▶ THE DATA:
--- start ---
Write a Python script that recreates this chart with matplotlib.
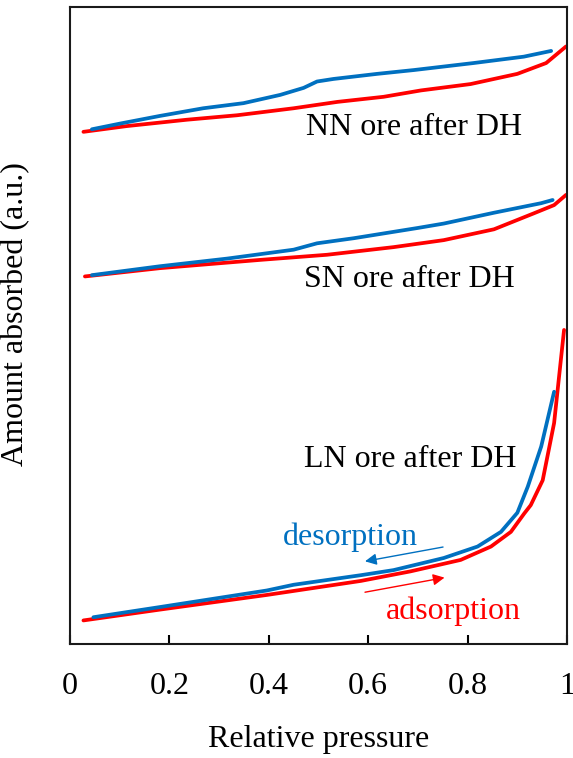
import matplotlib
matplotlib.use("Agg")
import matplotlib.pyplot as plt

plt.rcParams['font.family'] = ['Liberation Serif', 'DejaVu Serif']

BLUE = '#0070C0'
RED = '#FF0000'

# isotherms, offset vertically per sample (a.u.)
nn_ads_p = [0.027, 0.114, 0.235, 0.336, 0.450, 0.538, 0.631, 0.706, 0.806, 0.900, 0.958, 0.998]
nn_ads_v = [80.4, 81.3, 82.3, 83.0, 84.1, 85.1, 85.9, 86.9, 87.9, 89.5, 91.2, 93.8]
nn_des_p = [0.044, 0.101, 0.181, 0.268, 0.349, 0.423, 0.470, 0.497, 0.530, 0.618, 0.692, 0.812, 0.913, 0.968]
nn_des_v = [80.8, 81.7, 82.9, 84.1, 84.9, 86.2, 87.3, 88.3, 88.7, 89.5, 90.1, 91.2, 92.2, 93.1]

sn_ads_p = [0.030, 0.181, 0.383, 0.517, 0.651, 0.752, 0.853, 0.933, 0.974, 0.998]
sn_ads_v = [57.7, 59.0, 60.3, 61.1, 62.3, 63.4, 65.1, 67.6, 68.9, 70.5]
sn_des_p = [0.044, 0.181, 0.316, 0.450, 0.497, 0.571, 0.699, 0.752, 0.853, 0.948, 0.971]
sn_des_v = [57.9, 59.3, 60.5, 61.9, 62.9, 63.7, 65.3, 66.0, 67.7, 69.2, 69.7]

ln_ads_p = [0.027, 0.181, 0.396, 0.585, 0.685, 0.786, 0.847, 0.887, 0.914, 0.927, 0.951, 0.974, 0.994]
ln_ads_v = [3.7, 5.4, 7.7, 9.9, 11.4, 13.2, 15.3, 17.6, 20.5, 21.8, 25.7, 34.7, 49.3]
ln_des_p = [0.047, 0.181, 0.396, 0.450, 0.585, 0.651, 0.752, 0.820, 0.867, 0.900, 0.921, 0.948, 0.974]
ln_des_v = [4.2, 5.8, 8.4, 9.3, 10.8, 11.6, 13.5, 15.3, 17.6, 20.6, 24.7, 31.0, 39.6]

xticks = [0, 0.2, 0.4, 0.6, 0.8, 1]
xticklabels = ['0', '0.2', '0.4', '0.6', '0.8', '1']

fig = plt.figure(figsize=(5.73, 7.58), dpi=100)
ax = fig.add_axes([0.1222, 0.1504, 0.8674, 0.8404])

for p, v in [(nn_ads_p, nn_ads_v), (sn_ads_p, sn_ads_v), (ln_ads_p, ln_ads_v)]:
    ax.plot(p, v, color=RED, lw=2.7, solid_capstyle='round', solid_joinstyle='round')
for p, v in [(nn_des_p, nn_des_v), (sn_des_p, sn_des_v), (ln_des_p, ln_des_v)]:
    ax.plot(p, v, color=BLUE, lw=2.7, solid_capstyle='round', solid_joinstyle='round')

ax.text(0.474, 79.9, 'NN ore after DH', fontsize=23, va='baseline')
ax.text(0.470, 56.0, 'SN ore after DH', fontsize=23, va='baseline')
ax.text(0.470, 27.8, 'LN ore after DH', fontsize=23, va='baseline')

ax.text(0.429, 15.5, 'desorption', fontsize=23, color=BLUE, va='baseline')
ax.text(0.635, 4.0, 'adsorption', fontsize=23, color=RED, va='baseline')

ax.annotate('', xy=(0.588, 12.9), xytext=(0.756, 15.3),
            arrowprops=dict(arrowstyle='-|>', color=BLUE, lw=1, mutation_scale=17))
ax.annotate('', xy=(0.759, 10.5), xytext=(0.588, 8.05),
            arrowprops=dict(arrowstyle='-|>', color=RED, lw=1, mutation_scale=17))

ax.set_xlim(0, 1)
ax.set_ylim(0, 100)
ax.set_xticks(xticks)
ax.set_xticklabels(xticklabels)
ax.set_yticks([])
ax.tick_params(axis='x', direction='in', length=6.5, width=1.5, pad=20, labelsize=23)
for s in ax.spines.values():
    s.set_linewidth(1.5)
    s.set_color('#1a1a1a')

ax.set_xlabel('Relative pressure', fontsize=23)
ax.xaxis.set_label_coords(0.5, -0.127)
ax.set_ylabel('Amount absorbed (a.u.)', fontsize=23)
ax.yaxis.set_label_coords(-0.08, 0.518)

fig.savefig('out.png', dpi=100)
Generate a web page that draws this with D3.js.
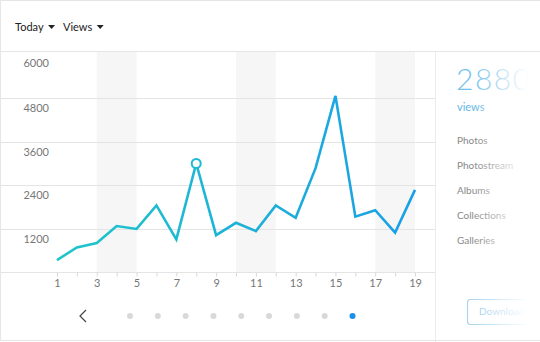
--- end ---
▶ JOB: Above are the records; repeat their lines from the first through the line containing "RED = '#FF0000'", and leave out each picture.

▶ WORKED ANSWER:
Write a Python script that recreates this chart with matplotlib.
import matplotlib
matplotlib.use("Agg")
import matplotlib.pyplot as plt

plt.rcParams['font.family'] = ['Liberation Serif', 'DejaVu Serif']

BLUE = '#0070C0'
RED = '#FF0000'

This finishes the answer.